# SHORT TASK:
Which lines of the records contain "this"? Collect every one of them.

Saved entries:
+---+
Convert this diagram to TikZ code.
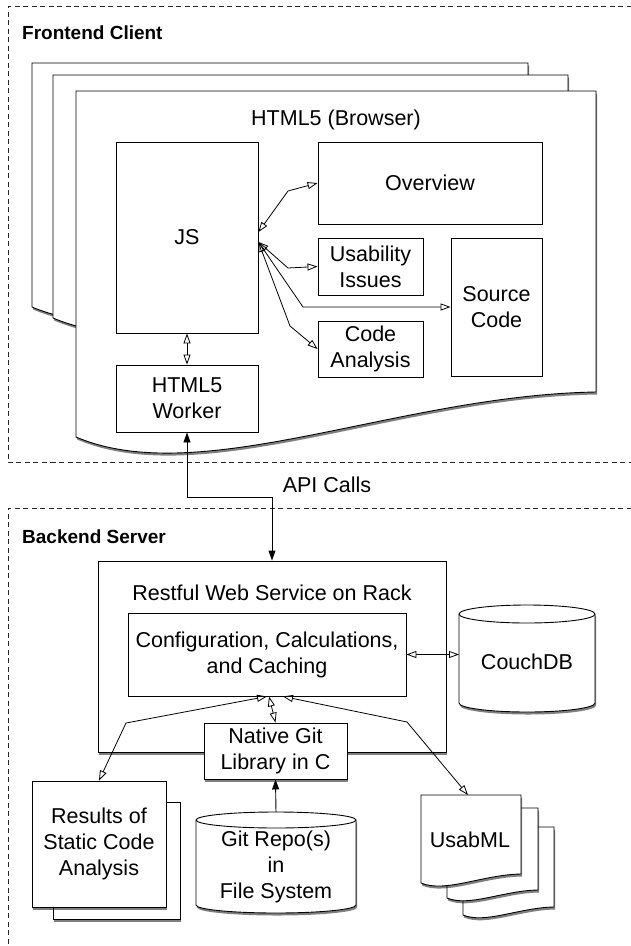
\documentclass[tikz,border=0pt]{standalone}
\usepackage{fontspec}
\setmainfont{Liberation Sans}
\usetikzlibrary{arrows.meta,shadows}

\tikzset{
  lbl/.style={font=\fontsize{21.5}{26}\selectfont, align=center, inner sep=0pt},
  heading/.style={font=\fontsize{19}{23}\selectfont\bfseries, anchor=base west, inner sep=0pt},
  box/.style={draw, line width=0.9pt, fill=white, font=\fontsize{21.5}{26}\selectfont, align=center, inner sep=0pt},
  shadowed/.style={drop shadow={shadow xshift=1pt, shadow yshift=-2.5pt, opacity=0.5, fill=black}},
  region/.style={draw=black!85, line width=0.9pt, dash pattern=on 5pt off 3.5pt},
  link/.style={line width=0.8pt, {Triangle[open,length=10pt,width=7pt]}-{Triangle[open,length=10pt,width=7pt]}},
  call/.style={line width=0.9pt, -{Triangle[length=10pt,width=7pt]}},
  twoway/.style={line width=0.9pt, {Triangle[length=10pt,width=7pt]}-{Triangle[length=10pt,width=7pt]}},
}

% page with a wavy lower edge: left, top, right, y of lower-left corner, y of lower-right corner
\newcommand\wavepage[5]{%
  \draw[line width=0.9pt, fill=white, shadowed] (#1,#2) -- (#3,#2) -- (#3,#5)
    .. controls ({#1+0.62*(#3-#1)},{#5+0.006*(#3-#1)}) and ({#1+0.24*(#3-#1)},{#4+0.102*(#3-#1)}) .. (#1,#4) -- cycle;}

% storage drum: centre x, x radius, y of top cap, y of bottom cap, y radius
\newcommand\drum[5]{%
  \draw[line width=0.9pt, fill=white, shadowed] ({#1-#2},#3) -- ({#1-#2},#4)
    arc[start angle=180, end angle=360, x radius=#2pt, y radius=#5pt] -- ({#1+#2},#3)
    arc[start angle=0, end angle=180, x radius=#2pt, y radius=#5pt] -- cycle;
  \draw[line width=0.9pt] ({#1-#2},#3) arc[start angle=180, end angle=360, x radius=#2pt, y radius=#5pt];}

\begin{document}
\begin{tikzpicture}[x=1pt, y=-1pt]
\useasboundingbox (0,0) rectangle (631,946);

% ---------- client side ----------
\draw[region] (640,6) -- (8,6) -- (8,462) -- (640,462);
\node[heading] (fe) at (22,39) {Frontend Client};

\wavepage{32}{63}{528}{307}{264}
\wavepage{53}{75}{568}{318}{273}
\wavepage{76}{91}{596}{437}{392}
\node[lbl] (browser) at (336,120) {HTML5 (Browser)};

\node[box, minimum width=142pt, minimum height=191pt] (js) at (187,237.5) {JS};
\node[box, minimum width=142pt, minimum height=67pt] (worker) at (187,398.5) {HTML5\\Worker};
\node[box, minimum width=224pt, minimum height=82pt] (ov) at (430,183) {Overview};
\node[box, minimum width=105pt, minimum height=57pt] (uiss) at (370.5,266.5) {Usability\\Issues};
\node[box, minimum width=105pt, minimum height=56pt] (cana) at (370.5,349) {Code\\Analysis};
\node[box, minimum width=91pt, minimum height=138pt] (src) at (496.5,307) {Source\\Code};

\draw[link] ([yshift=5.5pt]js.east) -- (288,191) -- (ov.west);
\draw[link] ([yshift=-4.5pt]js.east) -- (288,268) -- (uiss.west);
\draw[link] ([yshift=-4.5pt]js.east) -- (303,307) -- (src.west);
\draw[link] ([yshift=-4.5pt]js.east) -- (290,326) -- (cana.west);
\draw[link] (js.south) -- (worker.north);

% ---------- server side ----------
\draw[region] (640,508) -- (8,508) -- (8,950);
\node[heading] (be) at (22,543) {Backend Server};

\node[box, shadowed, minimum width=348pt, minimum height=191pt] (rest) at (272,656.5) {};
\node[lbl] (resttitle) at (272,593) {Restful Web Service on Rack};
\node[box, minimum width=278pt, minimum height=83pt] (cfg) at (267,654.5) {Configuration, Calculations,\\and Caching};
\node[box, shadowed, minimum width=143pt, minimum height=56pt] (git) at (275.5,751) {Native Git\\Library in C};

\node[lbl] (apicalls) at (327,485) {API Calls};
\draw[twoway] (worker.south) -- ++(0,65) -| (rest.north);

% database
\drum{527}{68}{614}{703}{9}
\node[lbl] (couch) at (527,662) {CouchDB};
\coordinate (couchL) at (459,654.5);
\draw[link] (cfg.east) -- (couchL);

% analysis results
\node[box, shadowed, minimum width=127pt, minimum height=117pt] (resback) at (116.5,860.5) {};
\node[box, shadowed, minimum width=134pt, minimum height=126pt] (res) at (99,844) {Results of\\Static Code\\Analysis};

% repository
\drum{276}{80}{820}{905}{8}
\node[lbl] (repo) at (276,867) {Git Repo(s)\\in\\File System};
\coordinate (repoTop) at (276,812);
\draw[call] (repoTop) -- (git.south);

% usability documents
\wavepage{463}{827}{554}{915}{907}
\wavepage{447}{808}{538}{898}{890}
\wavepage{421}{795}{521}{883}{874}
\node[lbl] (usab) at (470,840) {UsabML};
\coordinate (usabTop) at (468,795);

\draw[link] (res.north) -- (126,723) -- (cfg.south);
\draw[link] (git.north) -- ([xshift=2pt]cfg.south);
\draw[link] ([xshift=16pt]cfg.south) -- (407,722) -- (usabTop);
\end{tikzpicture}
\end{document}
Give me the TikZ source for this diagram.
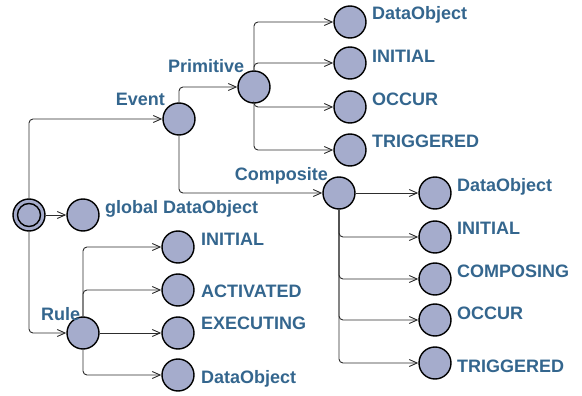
+---+
# IN RESPONSE:
Convert this diagram to TikZ code.
Give me the TikZ source for this diagram.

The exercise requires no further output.